Faut-il s’étonner, s’indigner même de cette espèce d’ultimatum, dicté évidemment par un maître et qui, formulé en termes de chancellerie, n’en a pas une moindre précision pour cela ? On s’est indigné, en Belgique, ce qui prouve qu’on y a la mémoire courte. Car l’attitude constante des partis politiques y justifie, autant que les débats parlementaires résumés ici, la circonspection alarmée dont a fait preuve l’Etat indépendant en une conjoncture aussi décisive. Que Léopold II recule l’échéance inévitable, à laquelle il devra soumettre son oeuvre au contrôle de ses détracteurs de jadis, cela se conçoit fort bien, et aussi que le roi des Belges entende parachever cette oeuvre à loisir, ou (page 279) du moins y apporter quelques perfectionnements de plus. On ne peut donc lui faire un crime de choisir son heure et de consigner provisoirement à sa porte un héritier, rechignant hier, trop empressé aujourd’hui, qu’il a eu, avouons-le, quelque mérite à désigner, bon gré mal gré, dès 1889.

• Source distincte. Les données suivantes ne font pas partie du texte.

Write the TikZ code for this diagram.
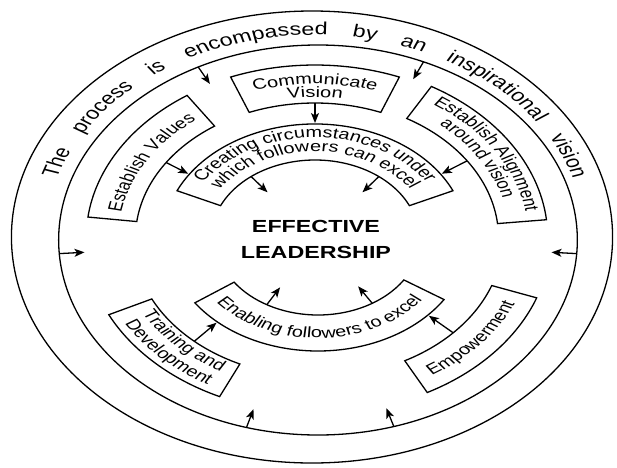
\documentclass[tikz,border=0pt]{standalone}
\usepackage{fontspec}
\setmainfont{Liberation Sans}
\usetikzlibrary{arrows.meta,decorations.text}
\newcommand\lblfont{\fontsize{15}{15}\selectfont}
\newcommand\outfont{\fontsize{17.5}{17.5}\selectfont}
\newcommand\ctrfont{\fontsize{17.5}{20}\selectfont\bfseries}
\tikzset{
  ring/.style={line width=1.3pt},
  sectorbox/.style={line width=1.3pt},
  arr/.style={line width=1.3pt,-{Stealth[length=10pt,width=8pt,inset=2.5pt]}},
}
% #1 start angle, #2 end angle, #3 outer radius, #4 inner radius
\newcommand\ringsector[4]{%
  \draw[sectorbox] (#1:#3) arc[start angle=#1,end angle=#2,radius=#3]
     -- (#2:#4) arc[start angle=#2,end angle=#1,radius=#4] -- cycle;}
% #1 start angle, #2 end angle, #3 radius, #4 text
\newcommand\arclabel[4]{%
  \path[decorate,decoration={text along path,text={|\lblfont|#4},text align=center}]
     (#1:#3) arc[start angle=#1,end angle=#2,radius=#3];}
\begin{document}
\begin{tikzpicture}[x=1pt,y=1pt]
\useasboundingbox (-315,-229) rectangle (302,238);
% ---------- shapes (circle space stretched horizontally) ----------
\begin{scope}[xscale=1.33]
  \draw[ring] (-2.25,1) circle[radius=226pt];
  \draw[ring] (2.25,-2) circle[radius=195pt];
  % upper boxes
  \ringsector{68.5}{111.5}{173pt}{135pt}   % Communicate Vision
  \ringsector{124}{173}{172pt}{135pt}      % Establish Values
  \ringsector{6}{60}{175pt}{138pt}         % Establish Alignment
  \ringsector{24.5}{155.5}{114pt}{78pt}    % Creating circumstances
  \draw[arr] (90:135pt) -- (90:115pt);
  \draw[arr] (146:135pt) -- (146:115pt);
  \draw[arr] (34:138pt) -- (34:115pt);
  \draw[arr] (128:78pt) -- (128:58pt);
  \draw[arr] (52:78pt) -- (52:58pt);
  % lower boxes
  \begin{scope}[shift={(2.25,0)}]
    \ringsector{215}{327}{113pt}{77pt}     % Enabling
    \ringsector{206}{245}{175pt}{139pt}    % Training
    \ringsector{298}{340}{175pt}{139pt}    % Empowerment
    \draw[arr] (228:139pt) -- (228:114pt);
    \draw[arr] (317:139pt) -- (317:114pt);
    \draw[arr] (240:77pt) -- (240:57pt);
    \draw[arr] (302:77pt) -- (302:57pt);
  \end{scope}
  % arrows from the vision ring
  \begin{scope}[shift={(2.25,-2)}]
    \draw[arr] (117.5:195pt) -- (117.5:176pt);
    \draw[arr] (66:195pt) -- (66:176pt);
    \draw[arr] (184:195pt) -- (184:176pt);
    \draw[arr] (356:195pt) -- (356:176pt);
    \draw[arr] (254:195pt) -- (254:176pt);
    \draw[arr] (287:195pt) -- (287:176pt);
  \end{scope}
\end{scope}
% ---------- texts (whole canvas stretched horizontally) ----------
\begin{scope}[transform canvas={xscale=1.33}]
  \path[decorate,decoration={text along path,
      text={|\outfont|The process is encompassed by an inspirational vision},
      text align={fit to path stretching spaces}}]
      (163:203pt) arc[start angle=163,end angle=17,radius=203pt];
  \arclabel{111.5}{68.5}{154pt}{Communicate}
  \arclabel{111.5}{68.5}{141pt}{Vision}
  \arclabel{173}{124}{148pt}{Establish Values}
  \arclabel{60}{6}{160.5pt}{Establish Alignment}
  \arclabel{60}{6}{146.5pt}{around vision}
  \arclabel{155.5}{24.5}{100.5pt}{Creating circumstances under}
  \arclabel{155.5}{24.5}{86.5pt}{which followers can excel}
  \begin{scope}[shift={(2.25,0)}]
    \arclabel{215}{327}{100pt}{Enabling followers to excel}
    \arclabel{206}{245}{152pt}{Training and}
    \arclabel{206}{245}{168.5pt}{Development}
    \arclabel{298}{340}{162pt}{Empowerment}
  \end{scope}
  \node[font=\ctrfont] (eff) at (0.75,12) {EFFECTIVE};
  \node[font=\ctrfont] (lead) at (0.75,-14) {LEADERSHIP};
\end{scope}
\end{tikzpicture}
\end{document}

Dans ces conditions, il semble prématuré de disserter sur le meilleur régime qu’il conviendra, après l’annexion, d’appliquer à la nouvelle colonie. Un projet gouvernemental a été élaboré ; des spécialistes (Voyez les études de M. Speyer dans la Revue de Belgique (15 mars-15 mai 1902), et celles de M. Dupriez (Revue générale, 1902)) y ont joint leurs observations plus ou moins critiques. Il sera temps d’y revenir lorsque la volonté royale aura dit son dernier mot.